Even today, I am awed by the strength this person had and has, and I am honored that I was important enough that he included me in his journey.
But even more important, he indicated to me that I was strong enough to be uncomfortable and then…
Accept and overcome it.
The river of time has been floating us down different channels of the stream since the day my friend came out. Periodically we come within shouting distance and make some contact, but one or the other of us gets whipped away by the reality of our own lives. For my part, I still consider him a friend, even if we don’t have opportunities to hang out and talk about music or stuff in general like we used to.
Today, I am happy to say that I have had the good fortune to meet many other amazing and wonderful people who identify their gender and/or sexual preferences in ways that are different than how I see it. Even so, I will openly admit that I still have moments of discomfort with the ideas of someone being transgender or two men being married.
And you know what? That’s okay. It is not required that I be fully comfortable with something that I am not wired to understand. It’s entirely possible (though I’ll leave it for him to say) that my friend isn’t entirely comfortable with the idea that I am attracted to women (one in particular). After all, he isn’t, so why should it make sense to him? Why should he accept my preference and have no struggle or discomfort in understanding it?
The difference is that he and I have a lifetime of societal programming that says my attraction is acceptable and his is not. Since I fit the narrative of normal, it is going to be harder for me to understand and accept other narratives. Because he’s been inundated with the heterosexual norm, it’s probably not as hard for him to accept where I fall. He’s had little choice in the matter.
But I have a choice. I choose to accept and deal with my discomfort.
If you have stayed with me through this piece this far, I thank you. Because this is where I offer the brightest ray of sunshine I can offer by starting with a question - something I do far too often when people ask my opinion.
Why was it actually fairly easy (in the grand scheme of things) for me to accept that my friend was gay?
Even though it was something I had been taught was wrong and the pressures from society encouraged me to condemn him.
Even though I wasn’t entirely comfortable with it.
It wasn’t all that hard because this person is more than just a gay man. Gay is only one word of a much longer description that makes up the whole of him. I knew that then and I know it now. I accept the whole person because they are worthy of it. And they are no less worthy because they are gay, or lesbian, or transgender, or even heterosexual.
Accept good people and good friends for who they are first. If they happen to have a different orientation or identification than the societal “norm,” they deserve and need our support right now because they are being threatened. My friend… my friends.

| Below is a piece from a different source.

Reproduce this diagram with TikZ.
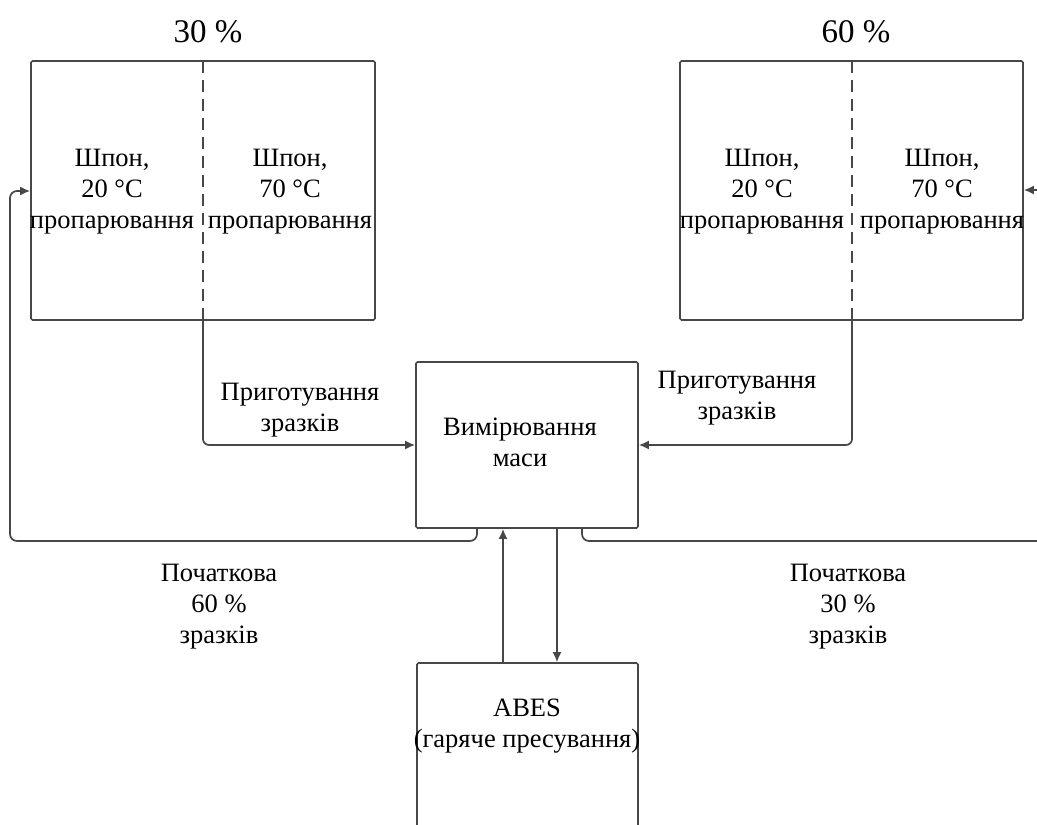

Are being bullied and that isn’t right.
We can work on our own personal comfort levels as we go.
(1) Greer, William R., “Violence Against Homosexuals Rising…”, November 23, 1986, New York Times, page 36.
(2) Hays, Constance L., “2 Men Beaten by 6 Youths Yelling ‘Fags’,” August 24, 1988, New York Times, page 27.
(3) Hays, Constance L., “Anti-Gay Attacks Increase and Some Fight Back,” September 3, 1990, page 23.
Good for both you and your friend -- you, Rob, for being approachable for him to share, and him for being brave and willing to test the bounds of your friendship. I (of course) think of it as a Venn diagram: If I restrict my friendships to the small, tight overlapping region -- those traits I only share with others -- I miss a lot of opportunities to grow friendships; if I broaden beyond that, I meet a host of interesting people, with whom, it turns out, I have much in common. As always, thanks, Rob.